Zeit, Verantwortung zu übernehmen

Viele der von Amnesty International dokumentierten Fälle stellen sehr wahrscheinlich Verstöße gegen das humanitäre Völkerrecht dar und müssen eingehender untersucht werden.
Trotz größter Anstrengungen werden NGOs wie Amnesty International und Airwars nie über die notwendigen Ressourcen verfügen, um das gesamte Ausmaß der Todesfälle und Verletzungen unter der Zivilbevölkerung Rakkas ermitteln zu können. Vor diesem Hintergrund fordern die beiden Organisationen von den Mitgliedern der US-geführten Militärkoalition die Einsetzung einer unabhängigen und unparteiischen Instanz, die effektiv und zeitnah die Berichte über zivile Opfer, einschließlich damit einhergehender Verletzungen des humanitären Völkerrechts, überprüft und die Ergebnisse öffentlich macht.
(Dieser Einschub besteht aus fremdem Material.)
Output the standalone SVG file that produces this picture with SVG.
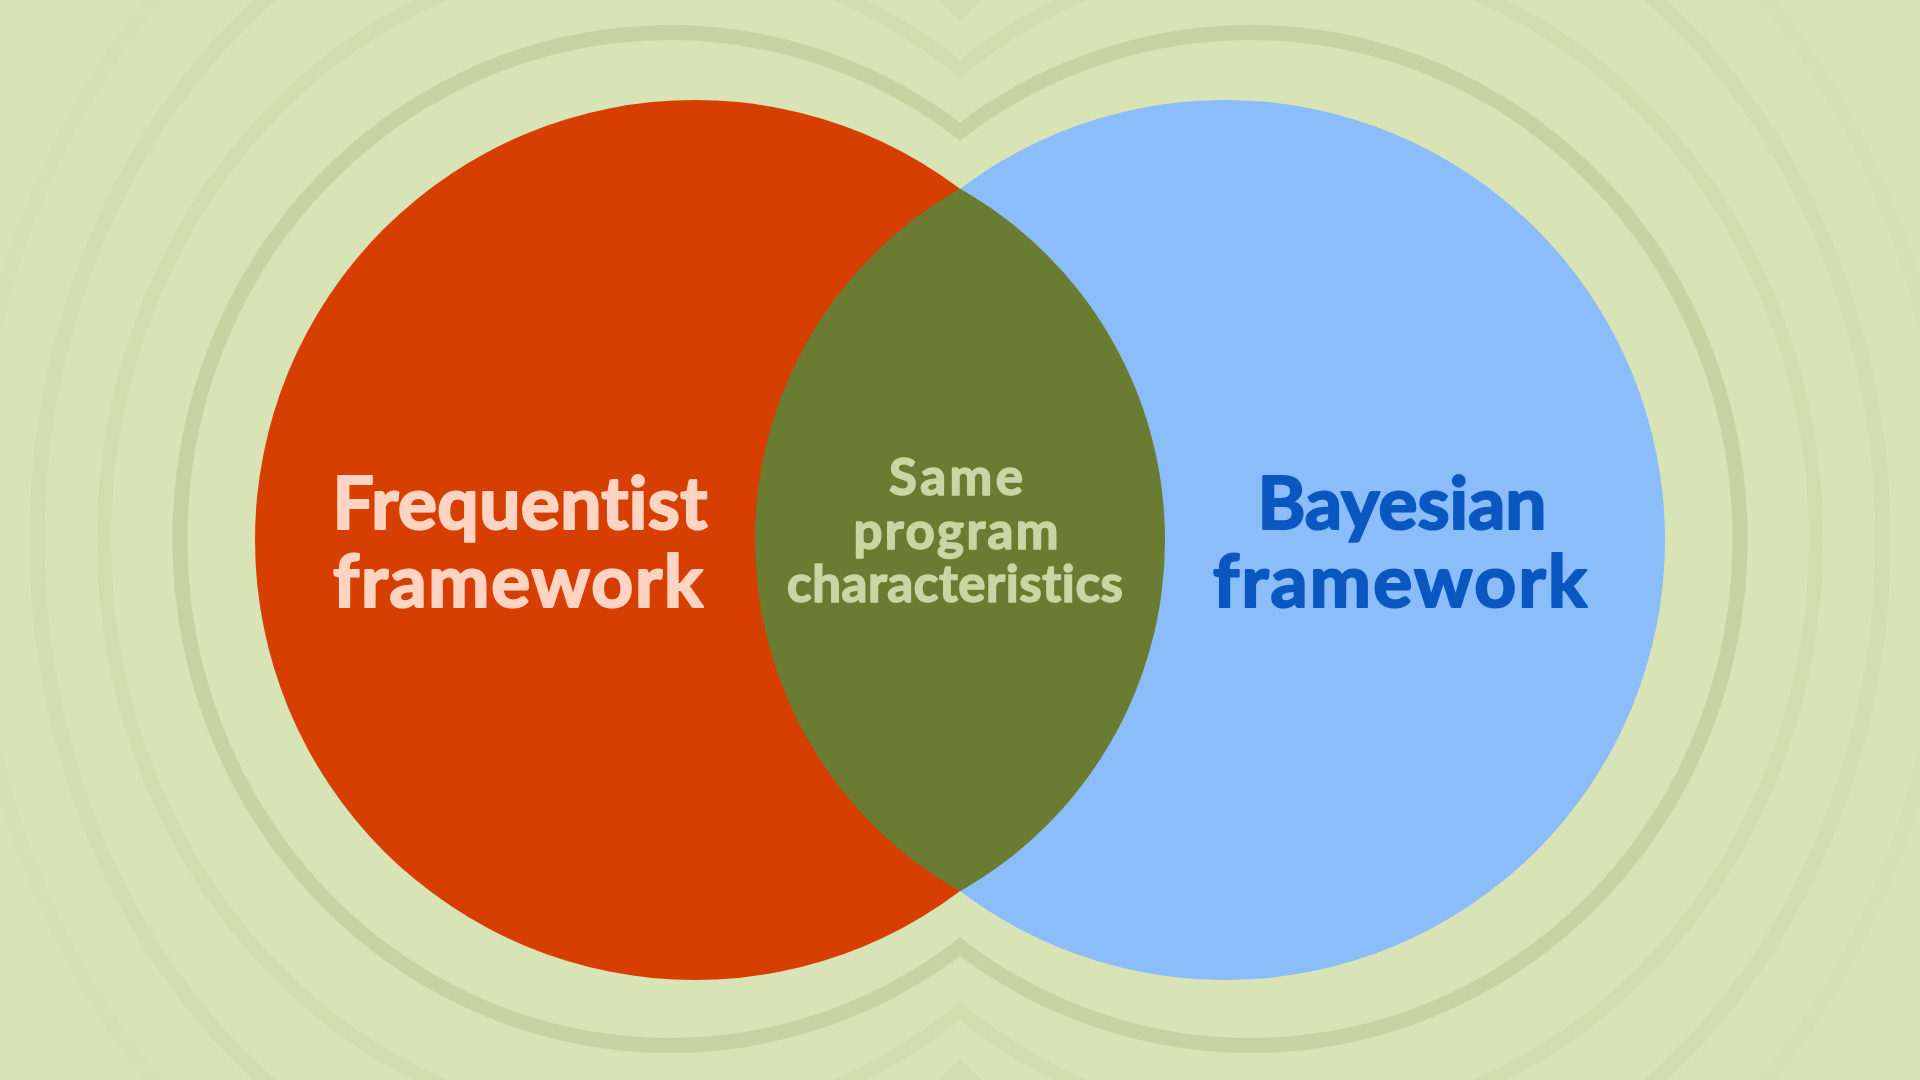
<svg xmlns="http://www.w3.org/2000/svg" width="1920" height="1080" viewBox="0 0 1920 1080">
  <style>
    .ring { fill: none; }
    .label { font-family: Lato, "Noto Sans", "Liberation Sans", sans-serif; font-weight: 700; text-anchor: middle; font-variant-ligatures: none; stroke-linejoin: round; }
    .big { font-size: 73px; stroke-width: 2.2px; }
    .mid { font-size: 51px; stroke-width: 1.6px; }
    .red-t { fill: #FFD4C2; stroke: #FFD4C2; }
    .blue-t { fill: #0B57C2; stroke: #0B57C2; }
    .green-t { fill: #C8D6A3; stroke: #C8D6A3; }
  </style>
  <rect id="background" x="0" y="0" width="1920" height="1080" fill="#D8E3B6"/>
  <g id="rings">
    <path class="ring" stroke="#D5E0B3" stroke-width="14" d="M 960 -69.9 A 620 760 0 1 0 960 1149.9 A 620 760 0 1 0 960 -69.9 Z"/>
    <path class="ring" stroke="#D2DEAF" stroke-width="15" d="M 960 10 A 570 675 0 1 0 960 1070 A 570 675 0 1 0 960 10 Z"/>
    <path class="ring" stroke="#D1DDAD" stroke-width="14" d="M 960 69.1 A 536 587 0 1 0 960 1010.9 A 536 587 0 1 0 960 69.1 Z"/>
    <path class="ring" stroke="#C5D3A1" stroke-width="15" d="M 960 131.4 A 489.5 506.5 0 1 0 960 946.6 A 489.5 506.5 0 1 0 960 131.4 Z"/>
  </g>
  <g id="node-frequentist">
    <circle cx="695" cy="540" r="440" fill="#D63F00"/>
  </g>
  <g id="node-bayesian">
    <circle cx="1225" cy="540" r="440" fill="#8ABDF9"/>
  </g>
  <g id="node-overlap">
    <path d="M 960 188.75 A 403.4 403.4 0 0 0 960 891.25 A 403.4 403.4 0 0 0 960 188.75 Z" fill="#697C32"/>
  </g>
  <g id="labels">
    <text class="label big red-t" x="520" y="529" textLength="375">Frequentist</text>
    <text class="label big red-t" x="518" y="607" textLength="370">framework</text>
    <text class="label big blue-t" x="1402" y="529" textLength="289">Bayesian</text>
    <text class="label big blue-t" x="1400" y="607" textLength="374">framework</text>
    <text class="label mid green-t" x="956" y="495" textLength="134">Same</text>
    <text class="label mid green-t" x="956" y="549" textLength="205">program</text>
    <text class="label mid green-t" x="955" y="602" textLength="336">characteristics</text>
  </g>
</svg>
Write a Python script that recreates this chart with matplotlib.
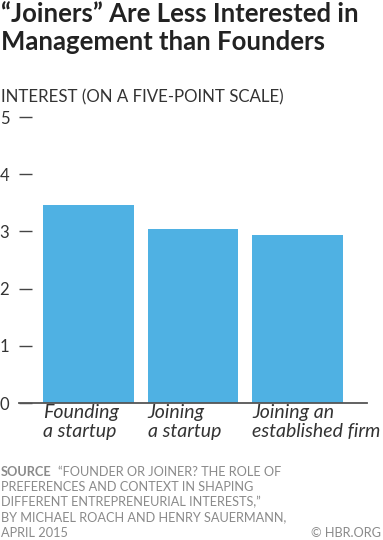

Zudem wird von den an Luft- und Artillerieangriffen beteiligten Mitgliedern der Militärkoalition, insbesondere den USA, Großbritannien und Frankreich, Transparenz verlangt: zum einen in Bezug auf Taktik, Mittel und Methoden ihrer Angriffe sowie die Auswahl der Ziele, zum anderen hinsichtlich der bei Planung und Durchführung der Angriffe getroffenen Maßnahmen zum Schutz der Zivilbevölkerung.

Darüber hinaus müssen die Koalitionsmitglieder einen Mittelfonds einrichten, um zu gewährleisten, dass Opfer und Familienangehörige vollumfängliche Entschädigungs- und Wiedergutmachungsleistungen erhalten.